Pour que la logique de la LOLF s’applique, tout virement ou tout transfert doit être explicité dans les rapports annuels de performance, qui seront transmis avec la loi de règlement.
Idée : le Parlement, lorsqu’il contrôle la gestion, doit pouvoir effectivement contrôler la logique de ces répartitions de crédit.

Ces 2 modalités sont bien moins attentatoires que les décrets qui permettent de modifier le montant des crédits :

Les décrets d’avance permettent de modifier les lois de finances rectificatives.
L’article 13 de la LOLF permet au gouvernement, en cas d’urgence, d’augmenter les crédits affectés à un programme.
Il ne peut le faire qu’après avis du Conseil d’État et des commissions des finances ; ces avis ne lient pas le gouvernement, qui n’est pas obligé de les suivre.

Ces décrets permettent d’augmenter les dépenses jusqu’à 1,5% de la totalité de la loi de finances.
Si le gouvernement peut augmenter les crédits de 1,5%, il ne peut le faire que s’il supprime de manière équivalente un certain nombre de crédits : il doit supprimer des crédits dans d’autres programmes dans d’autres missions, ou alors il doit augmenter des recettes de manière équivalente.

Principe : le gouvernement ne doit pas modifier l’équilibre budgétaire tel qu’il a été voté par le Parlement.

Dernière condition : ces décrets d’avance doivent être ratifiés par la loi après leur adoption, c’est-à-dire qu’ils devront être ratifiés dans la prochaine loi de finances qui sera votée.

Cette procédure a été utilisée au tout début de la sécheresse de 2003, avant que ne soit adoptée une loi de finances rectificatives.
En urgence avant la loi de finances rectificative, le gouvernement bénéficie ainsi de nouveaux crédits pour lutter contre les effets de cette urgence.
Elle a également été utilisée dans le cadre de la grippe H1N1.

On est ici dans l’hypothèse d’une urgence et d’une nécessité impérieuse d’intérêt national, qui justifie le décret → véritable crise obligeant d’agir immédiatement.
Dans ce cadre, le formalisme beaucoup moins important : il est seulement nécessaire d’avoir l’avis du Conseil d’État et une simple information des commissions des finances.

À priori – mais la LOLF n’en dit rien – ces décrets peuvent porter atteinte à l’équilibre budgétaire au regard de la nécessité impérieuse.
Ces crédits doivent être ratifiés par le Parlement dans la prochaine loi de finances, ou bien immédiatement une fois qu’il se réunit de nouveau.
→ Situation d’exception justifiant une procédure exceptionnelle.

Par exemple, cette procédure a été utilisée à la mort de Pompidou en 1974, puisqu’une fois décédé, il était indispensable de dépenser en urgence des crédits pour mettre en oeuvre une nouvelle élection présidentielle, mais aussi pour rassurer les marchés financiers.

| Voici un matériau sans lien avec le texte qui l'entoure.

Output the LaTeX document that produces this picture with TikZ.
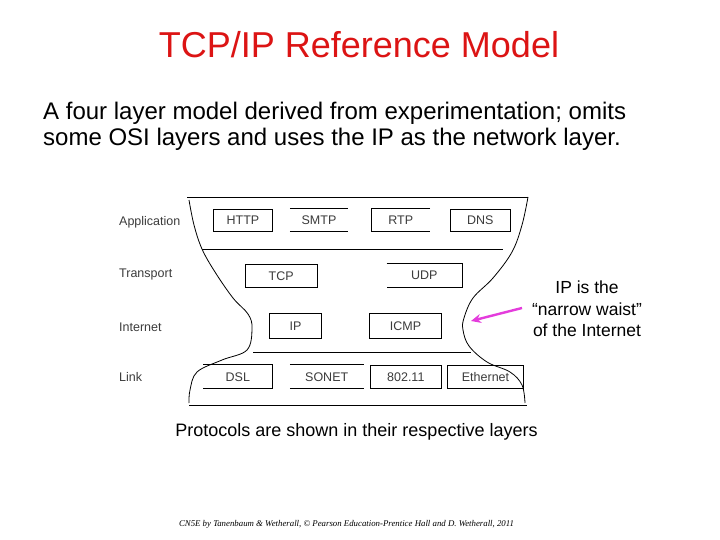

Les annulations de crédits permettent au gouvernement, pour éviter qu’il y ait une détérioration de l’équilibre budgétaire, d’annuler des crédits.
Ces annulations sont limitées à 1,5% des crédits ouverts.
Elles font l’objet d’un formalisme relativement réduit, puisqu’il faut seulement informer les commissions des finances.

Cette procédure peu utilisée, puisque le gouvernement préfère geler les crédits (= les bloquer pendant un certain temps) plutôt que de les annuler.
Concrètement, ces crédits gelés seront rendus indisponibles par décret du ministre des Finances, qui prendra ensuite un nouveau décret pour les dégeler et les rendre de nouveau disponibles.

Les reports de crédits :
Principe : en fin d’année, tout ce qui n’a pas été utilisé est perdu.
Mais le gouvernement peut, par décret, reporter des crédits de l’exercice précédent sur l’exercice suivant.

Les autorisations d’engagement constituent le montant maximum de ce que l’on peut dépenser sur plusieurs années pour mener une mission ; par exemple, 100 millions sur 4 ans.
Les crédits de paiement constituent le montant maximum de ce que l’on va pouvoir dépenser annuellement dans ce qui est prévu par les autorisations d’engagement ; pour le même exemple : chaque année, les crédits de paiement limitent combien l’on peut utiliser sur les 100 millions.
Les autorisations d’engagement peuvent être reportées d’une année sur l’autre sans limite, mais les crédits de paiement ne peuvent être reportés que dans la limite de 3% sur un programme équivalent.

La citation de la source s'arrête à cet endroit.